A Venice race in November raised the specter of a coming intraparty battle within the Republican Party of Sarasota. Things started when leaders for the party discussed issuing an endorsement in the contest between incumbent Deborah Anderson and opponent Charles Newsom. The race is nonpartisan, and the party normally doesn’t weigh in on such contests if both candidates are Republicans, as was the case here. But this time, Anderson had a history of personally supporting non-Republicans in council races before, and some members wanted to take a stance against that. Party leaders elected to endorse Newsom. Later, though, a study of bylaws showed the move came prematurely; the party can only issue such an endorsement if two-thirds of those voting on the matter agree to do so, and the vote in fact was a few shy of that super-majority. The endorsement was lifted, but Anderson went down to defeat in November anyway. The issue of intraparty endorsements, though, will surely come up again in 2018 if Jane Goodman seeks re-election to the School Board, with some party leaders already openly calling for a challenger. And Republican leaders in the county all say they felt burned in 2016 when School Board member Caroline Zucker, while a Republican, sought and received the endorsement of the Sarasota Democratic Party, then subsequently employed both parties’ resources to fend off a challenge from fellow Republican Teresa Mast.

A primary in the state House District 72 race proved less divisive than headlines before the December election suggested. Attorney Margaret Good won the Democratic nomination for the seat with more than 72 percent of the vote, setting the field for the Feb. 13 election to fill the seat.

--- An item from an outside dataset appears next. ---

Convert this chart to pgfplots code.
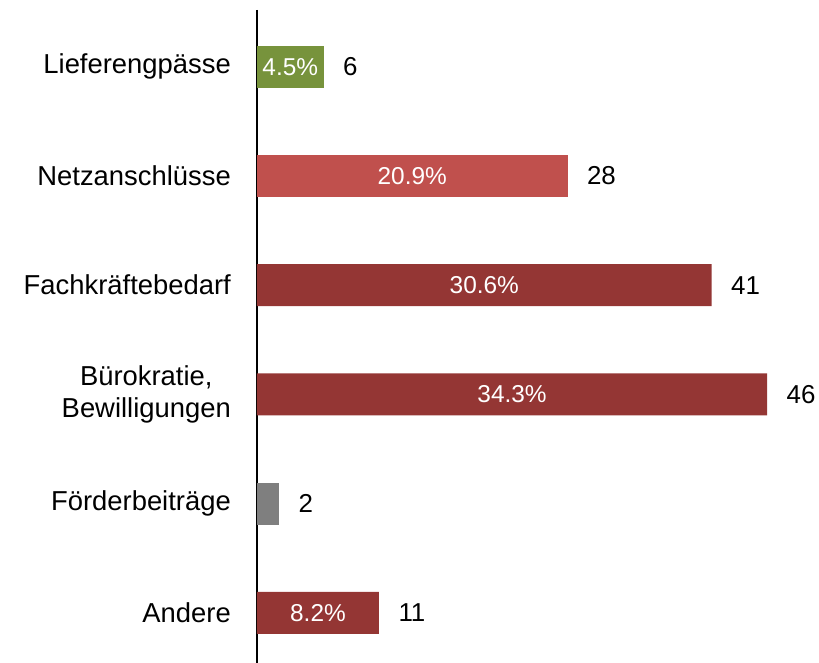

But in that contest, Republican James Buchanan boasts a war chest of $227,000 compared to Good’s $120,000, as of Nov. 30, and Libertarian Alison Foxall also has more than $11,000 ready as she attempts to use the rare special election to notch a third-party victory. Sarasota-centered District 72’s registered voters break down to be roughly 42.3 percent Republican, 32.3 percent Democrat and 25.5 percent independent or third-party.

November elections outside the region lifted the spirits of David Shapiro, the Democrat challenging long-time Rep. Vern Buchanan, R-Sarasota, in mid-term elections in 2018. The Democratic Congressional Campaign Committee has targeted Buchanan as a vulnerable incumbent, but the Sarasota business leader has endured that type of attention before and still won six consecutive times. But Shapiro saw a comfortable re-election for St. Petersburg’s Democratic mayor Rick Kriseman as a sign his own party has its act together this year, and saw a major turnover in legislative seats in Virginia as indication the voters are ready to replace their GOP lawmakers. “There seems to be a lot of energy,” Shapiro said a day after the election. He predicts a wave favoring Democratic candidates this year, but acknowledges the Sunshine State may favor the GOP more than the Old Dominion right now. “The real issue is whether the wave will be strong enough to overcome these gerrymandered districts,” he says. 

Could the Harvey Weinstein scandal impact Florida’s gubernatorial election? It may be indirect, but the sudden interest in sexual harassment accusations extended into politics here when Politico reported accusations from six women who claimed state Sen. Jack Latvala, the powerful appropriations chairman for the Florida Senate, had acted inappropriately toward them. Immediately, Latvala lost his committee chairmanship, and Gov. Rick Scott in Fort Myers a couple days later said if an investigation found truth to such claims, that any lawmaker should “no longer be in office.” But Democrats in the state also have felt the sting on recent scrutiny around sexual allegations. State Sen. Jeff Clemens, the incoming Democratic leader in his chamber, resigned this fall after revelations he engaged in an extramarital affair with a lobbyist. And within days, Florida Democratic Party chairman Stephen Bittel resigned after Politico reported more women asserting he’d acted inappropriately in the office, prompting every Democrat running for governor to ask the chair to step aside.